1/1/11 Wish For K+12

Abraham I. Felipe

Jan. 1, 2011

A, Felipe

I was among the many relieved by Isagani Cruz’s explanation that the K+12 idea was not the defining educational reform of the present administration. I am uncertain who is to blame for creating that impression, whether it was a poorly informed media or overzealous K+12 advocates, or both. In my case, I know the impression was firmly implanted when I was first invited and then subsequently disqualified to participate in a FUSE-sponsored curriculum seminar-workshop because of my stand against K+12.

Now that Isagani Cruz has clarified the nature of K+12 vis-a-vis the total reform package, DepEd stands to get more support. He said that K+12 is only one of ten (10) programs in the package which include programs for the kindergarten, the madaris, a high school level voc-tech, accelerated reading, mathematics and science, assistance to private schools, the mother-tongue approach to instruction, quality textbook production, and a role for local government in the public school system. The varied advocates of the other nine programs may now come forward and be counted. For example, I supported an experimental integration of madaris in the 70’s as head of FAPE; it did not prosper; I am interested in the madaris component of the package, hoping it would prosper this time. There will be issues of resources for each program, because the DepEd budget was not proposed to implement the total reform but to implement K+12.

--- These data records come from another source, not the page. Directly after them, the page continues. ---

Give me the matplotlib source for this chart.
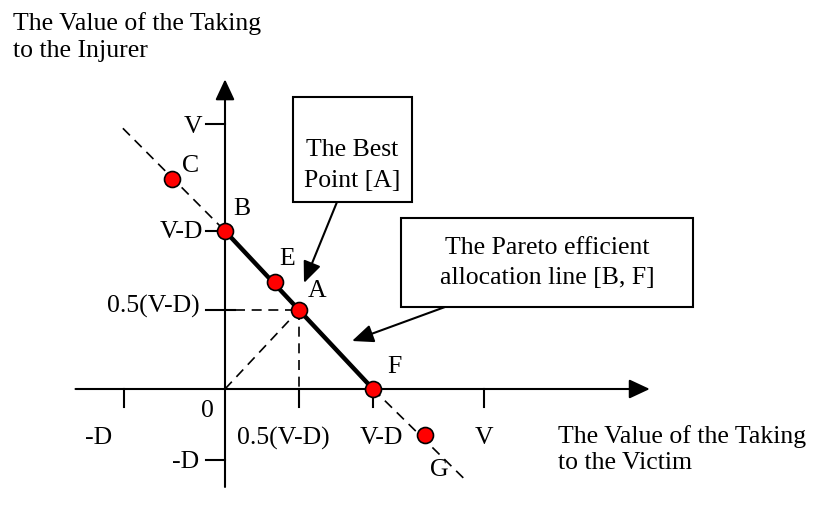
import matplotlib.pyplot as plt
from matplotlib.patches import Rectangle

plt.rcParams['font.family'] = ['Liberation Serif', 'DejaVu Serif']
FS = 18.5

# точки на линии распределения, в единицах (V-D)
names = ['C', 'B', 'E', 'A', 'F', 'G']
xs = [-0.36, 0.0, 0.34, 0.5, 1.0, 1.35]
ys = [1.33, 1.0, 0.68, 0.5, 0.0, -0.29]

# деления осей
x_ticks = [-0.68, 0.5, 1.0, 1.75]
x_tick_labels = ['-D', '0.5(V-D)', 'V-D', 'V']
y_ticks = [1.68, 1.0, 0.5, -0.45]
y_tick_labels = ['V', 'V-D', '0.5(V-D)', '-D']

# пунктирное продолжение линии за B и F
ext_x = [-0.69, 1.64]
ext_y = [1.65, -0.59]

W, H = 820, 515
fig = plt.figure(figsize=(W / 100, H / 100), dpi=100)
ax = fig.add_axes([0, 0, 1, 1])
ax.set_xlim(-225 / 148, (W - 225) / 148)
ax.set_ylim(-(H - 389) / 158, 389 / 158)
ax.axis('off')


def fp(px, py):
    # пиксели -> доли фигуры
    return px / W, 1 - py / H


arrow_kw = dict(arrowstyle='-|>,head_length=0.45,head_width=0.21', color='black',
                lw=1.5, mutation_scale=28, shrinkA=0, shrinkB=0)

# оси со стрелками
ax.annotate('', xy=(2.87, 0), xytext=(-1.01, 0), arrowprops=arrow_kw)
ax.annotate('', xy=(0, 1.96), xytext=(0, -0.62), arrowprops=arrow_kw)

# деления
tx = 18 / 158
for x in x_ticks:
    ax.plot([x, x], [0, -tx], color='black', lw=1.5)
ty = 19 / 148
for y in y_ticks:
    right = 0.07 if y == 0.5 else 0
    ax.plot([-ty, right], [y, y], color='black', lw=1.5)

# подписи делений
x_lab_px = [99, 283, 381, 484]
for lab, px in zip(x_tick_labels, x_lab_px):
    fig.text(*fp(px, 438), lab, fontsize=FS, ha='center', va='center')
y_lab_py = [127, 232, 306, 462]
y_lab_right = [202, 203, 200, 199]
for lab, py, px in zip(y_tick_labels, y_lab_py, y_lab_right):
    fig.text(*fp(px, py), lab, fontsize=FS, ha='right', va='center')
fig.text(*fp(207, 411), '0', fontsize=FS, ha='center', va='center')

# пунктирные линии
dash = dict(color='black', lw=1.2, dashes=(6, 4))
ax.plot([ext_x[0], xs[1]], [ext_y[0], ys[1]], **dash)
ax.plot([xs[4], ext_x[1]], [ys[4], ext_y[1]], **dash)
ax.plot([0, xs[3]], [0, ys[3]], **dash)
ax.plot([0.07, xs[3]], [ys[3], ys[3]], **dash)
ax.plot([xs[3], xs[3]], [ys[3], 0], **dash)

# эффективная по Парето линия [B, F]
ax.plot([xs[1], xs[4]], [ys[1], ys[4]], color='black', lw=3.2, solid_capstyle='butt')

ax.plot(xs, ys, 'o', color='red', markersize=11.5, markeredgecolor='black',
        markeredgewidth=1.2, zorder=5)

lab_px = [(191, 166), (242, 209), (287, 259), (317, 291), (394, 367), (439, 470)]
for name, (px, py) in zip(names, lab_px):
    fig.text(*fp(px, py), name, fontsize=FS, ha='center', va='center')

# подписи осей
fig.text(*fp(13, 30), 'The Value of the Taking', fontsize=FS, ha='left', va='baseline')
fig.text(*fp(13, 57), 'to the Injurer', fontsize=FS, ha='left', va='baseline')
fig.text(*fp(558, 443), 'The Value of the Taking', fontsize=FS, ha='left', va='baseline')
fig.text(*fp(558, 469), 'to the Victim', fontsize=FS, ha='left', va='baseline')

# рамки с пояснениями
for x0, y0, x1, y1 in [(293, 97, 412, 202), (401, 218, 693, 307)]:
    fig.patches.append(Rectangle(fp(x0, y1), (x1 - x0) / W, (y1 - y0) / H,
                                 transform=fig.transFigure, fill=False,
                                 edgecolor='black', lw=1.5))
fig.text(*fp(352, 150), 'The Best', fontsize=FS, ha='center', va='center')
fig.text(*fp(352, 181), 'Point [A]', fontsize=FS, ha='center', va='center')
fig.text(*fp(547, 248), 'The Pareto efficient', fontsize=FS, ha='center', va='center')
fig.text(*fp(547, 278), 'allocation line [B, F]', fontsize=FS, ha='center', va='center')

box_arrow = dict(arrowstyle='-|>,head_length=0.52,head_width=0.22', color='black',
                 lw=1.5, mutation_scale=25, shrinkA=0, shrinkB=0)
ax.annotate('', xy=fp(304, 283), xytext=fp(337, 202), xycoords='figure fraction',
            textcoords='figure fraction', arrowprops=box_arrow)
ax.annotate('', xy=fp(352, 341), xytext=fp(445, 307), xycoords='figure fraction',
            textcoords='figure fraction', arrowprops=box_arrow)

fig.savefig('out.png', dpi=100)
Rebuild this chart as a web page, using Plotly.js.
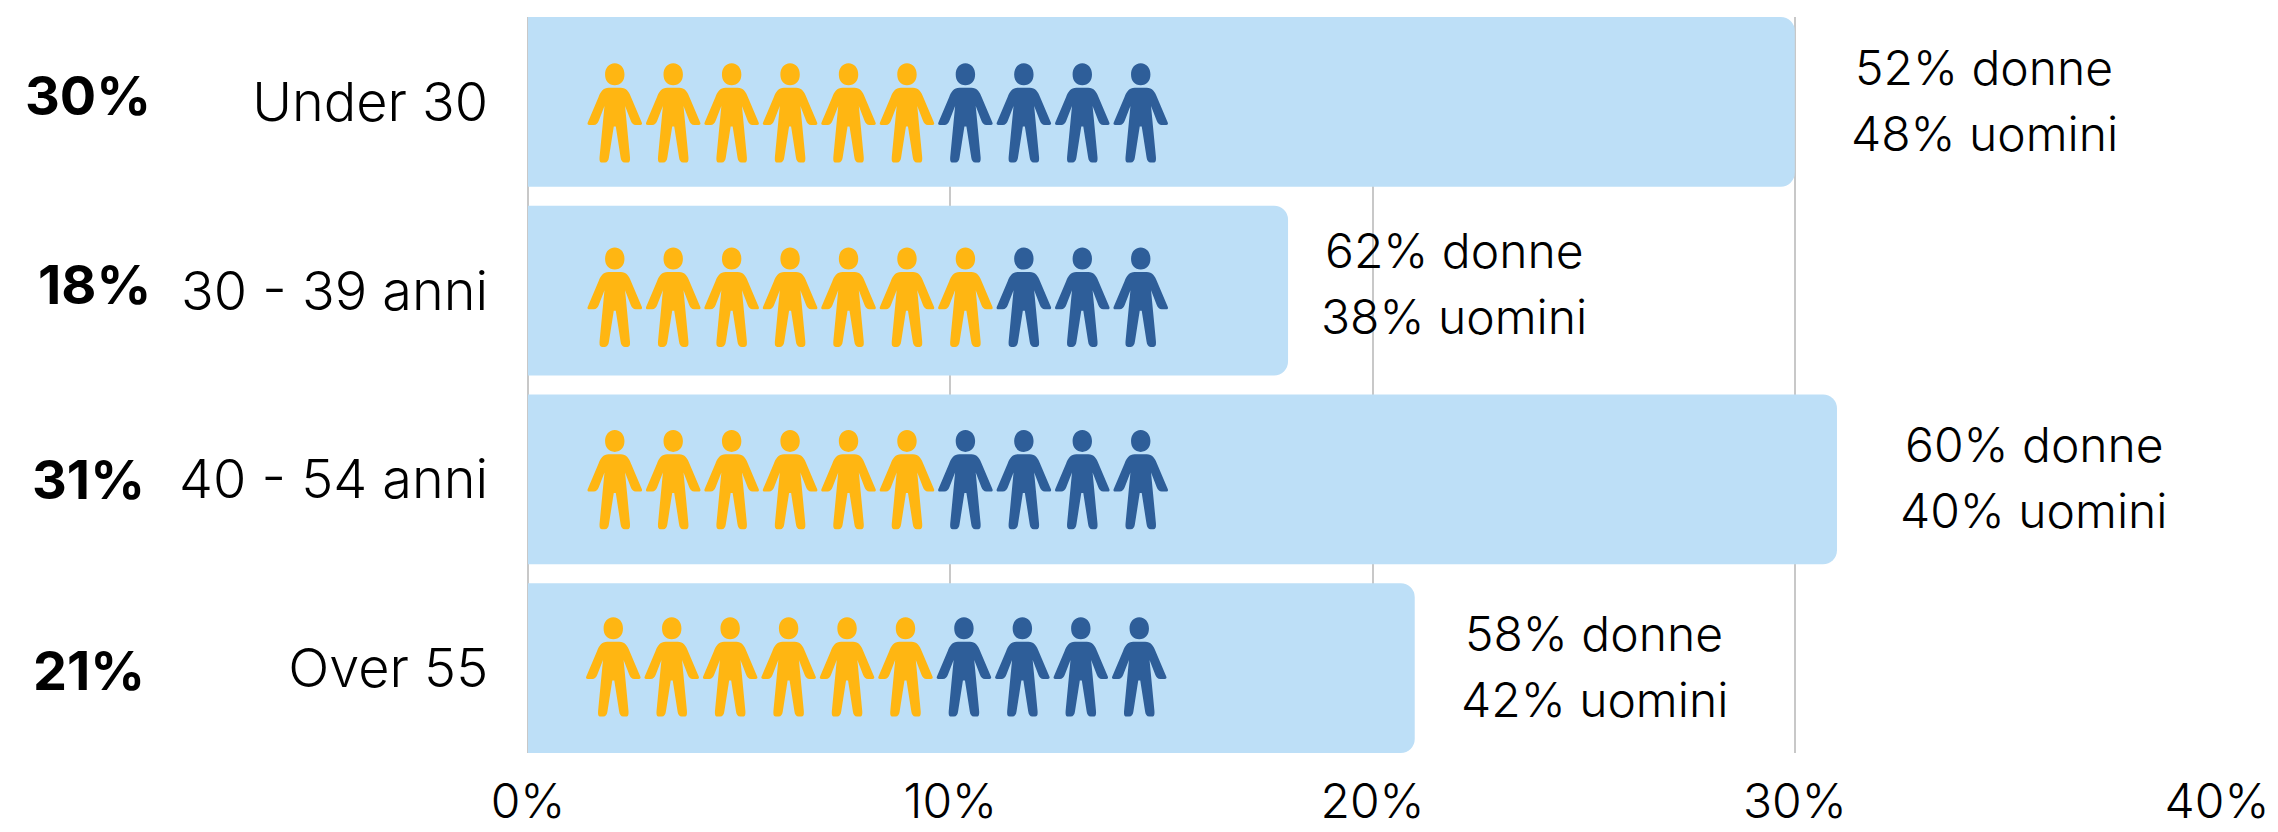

I have one final suggestion. In place of “outcomes” as in “outcomes-based approaches” try the term “future” instead. “Outcomes” suggest “antecedents” which may not be that important when planning. “Future” is what is used instead in planning which is what you do when designing a curriculum. Futures may be of several types. In terms of avoidability, they may be inevitable or not inevitable; in terms of desirability, desirable or undesirable. The paradigm below illustrates these types.




Not Inevitable



The most adaptive response to a future that is inevitable and desirable (e.g., growth in technology, in contact among peoples, in modalities of communications) is to avail of these maximally.

The most adaptive response to a future that is both inevitable and undesirable (e.g., climate change, unabated population growth) is to prepare to mitigate its negative effects.

The most adaptive response to a future that is not inevitable and desirable (e.g., development in such sectors as investments and finance, employment, food production, energy, security, transport, etc.) is to prepare the needed policies and technical manpower to support them.

The most adaptive response to a future that is not inevitable but undesirable (e.g., peace process problems) is to remove their antecedents.
These adaptive modes may be the subject of curriculum designs.

In closing, let me assure all that I never intended to assail the various programs in the total educational reform. In the K+12, I did not assail the K part. I even supported it, perhaps at least as much as the K+12 advocates had done. The “12” I split into a “10” and a “2”, and only said of the “10” that it needs to be cleared of junk. It is only the “2” that I questioned. Is it necessary? Is it wise? Is it timely? Is it just?

I wish DepEd well on its reform package except for the “12” which I hope will not prosper.